Put altogether I call this model architecture 'Spihtter'. Spihtter inputs and outputs a left to right sequence of discrete tokens. It recieves additional embeddings per-token, representing the state of the spiht decoder. Technically, any model could be used to produce next token logits.

The only tricky part is keeping the model fed with spiht metadata during inference. Per generated token, this is a linear time operation. But you have to keep track of where you are in the SPIHT decoding algorithm. I implemented a spiht encoder/decoder in rust which is used to build a dataset of training examples. During inference I use a different python implementation of the spiht algorithm. I do this so I can use python's yield feature and access spiht bits in a stream.

I place image bits inside of html tags, like this: <spiht h=28 w=28 n=11101>010101011110111101</spiht>
Spiht needs some extra information to start decoding. Namely, the height and width and starting value of the variable 'n'. I encode these values as html attributes.

Experiments

All experiments can be reproduced from the code base here: https://github.com/theAdamColton/spihtter

I train different Spihtter models on some small toy datasets. I am currently gpu poor and did these small experiments using an M1 macbook air with 8GB of memory.

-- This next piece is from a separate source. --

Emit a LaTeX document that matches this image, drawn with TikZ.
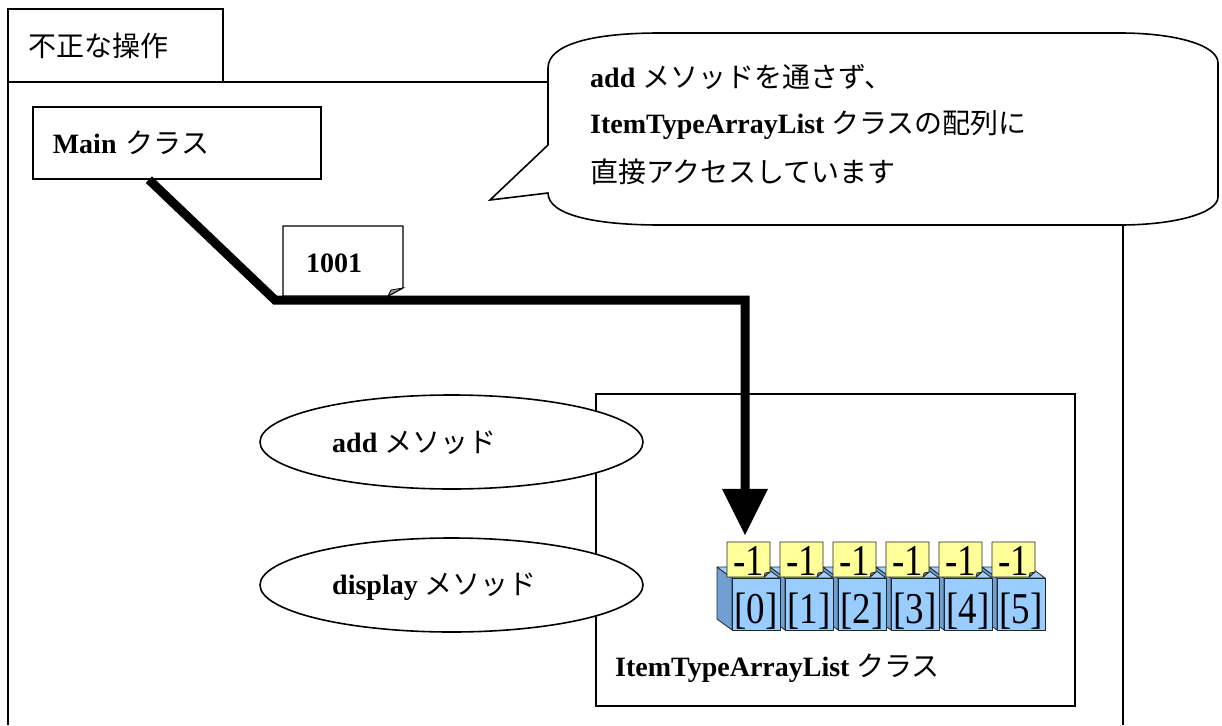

For generation I use greedy search. I did not play around with sampling settings. I left hyperparameters at their recommended values

MNIST

28x28 greyscale MNIST digits can be encoded in as few as 256 tokens using SPIHT. The small llama model can be trained to produce coherent digits in a very short wall clock time, about 4 minutes. Mamba fails to produce correct mnist digits.

Random dataset samples, compressed to 256 bits. These are the images decoded from the ground truth bits.
digits 0-9 after 1 hour of training, decoded from .3M parameter mamba model, batch size 16, 1000 steps
digits 0-9 after 10 minutes of training, decoded from 2M parameter llama model, batch size 16, 1000 steps
mamba: purple, vs llama: grey, NLL loss. To be fair, LLaMa had almost 10x the number of parameters, but also trained 6x faster. The blue loss curve is without any conditioning information from the spiht decoder. The grey loss curve is from giving the LLM embeddings based on the internal programmatic state of the spiht decoder. The conditioning information from the spiht algorithm vastly improves the ability to model the sequence. model used: llama-small.json

The mamba model didn't match the performance of the llama model. I don't want to be overly critical. I'm relying on a hacked together implementation. I couldn't train using the 'MPS' device because 4D cumsum is not supported as of pytorch 2.2.3. So the training time was much longer. Worryingly, throughout training, most of the images generated from the 0-9 digits are exactly the same. I checked for bugs and couldn't find any; the mamba model is receiving the proper labels, but it seems that the information from the class label at the start of the sequence goes completely forgotten.

Future work

I figured out that you can use spiht to encode latents from the stable diffusion VAE. It make perfect sense why it works. It looks kinda trippy, and the reconstruction quality is quite high at around .25 bpp for most images. I'm doing more research on neural image compression so I'm going to come back to this topic later once I understand the literature better.

Instead of using spiht to compress pixel values, you can use it to compress latent values. Here is a reconstruction at different bit rates of stable diffusion VAE latents.
There are some artifacts, but you get a good image at around 0.25 bpp

Using this trick you can get good images at around ~25k bits. It's also extremely useful if you are trying to save a huge dataset of VAE embeddings on disk. You can just save them as torch tensors, but using spiht as lossy compression you can save 60% of the disk space.

Again, it seems like the quest for the holy grail will have to continue.